Toyota Drops Most in Seven Years, Slipping Behind VW

Toyota Motor Corp. had the biggest intraday drop in seven years in Tokyo, losing its spot as the world's largest automaker by value to Volkswagen AG amid rising concerns that global growth is slowing following the collapse of the U.S. mortgage market.

Toyota dropped as much as 8.2 percent to 3,580 yen and traded at 3,660 yen as of 10:15 a.m. on the Tokyo Stock Exchange, giving it a market capitalization was $124.7 billion. Volkswagen's value was $135.5 billion as of yesterday.

Toyota's sales in the U.S., the world's largest auto market, have plunged this year as higher fuel costs have cut demand for Tundra pickups and Sequoia sport-utility vehicles. Wolfsburg, Germany-based Volkswagen's shares have gained as Porsche SE has bid for a majority stake and it benefited from hedge-fund trading strategies.

``The auto industry is in a difficult situation right now,'' said Edwin Merner, president of Atlantis Investment Research Corp. in Tokyo, whose parent company manages about $3.1 billion. ``Toyota is well positioned to survive, but it will suffer like all the others.''

Toyota has fallen 56 percent since its peak at 8,340 yen in February 2007. In contrast, Volkswagen rose to all-time high at 304 euros on Sept. 18.
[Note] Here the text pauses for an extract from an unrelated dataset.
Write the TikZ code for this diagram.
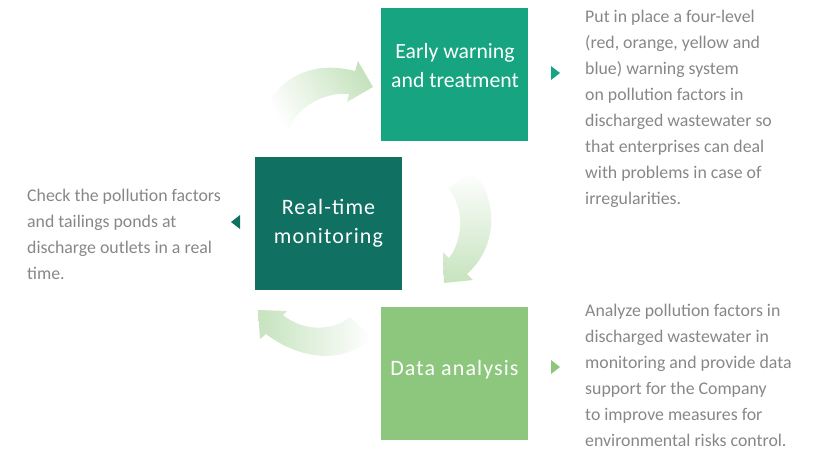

Industrywide sales of cars and light trucks in the U.S. fell for the 11th month in a row, the longest slide in 17 years, as the financial crisis caused lenders to toughen loan standards and consumers curbed spending.

U.S. sales at Toyota plummeted 32 percent in September, the biggest such decline since 1987. Toyota is halting production of Tundras and Sequoias for three months from August. The carmaker reduced its North American sales forecast for 2009 to 2.7 million vehicles from 3 million, it said on Aug. 28.

About 15 percent of Volkswagen's common shares as of last month were shorted, or borrowed and sold on expectations they can be repurchased later at a lower price, according to London- based research firm Data Explorers. That was the most in Germany's 30-stock DAX Index.

Traders who shorted the shares on expectations they would decline on were forced to close their positions, according to three people in the securities-lending business who declined to be identified.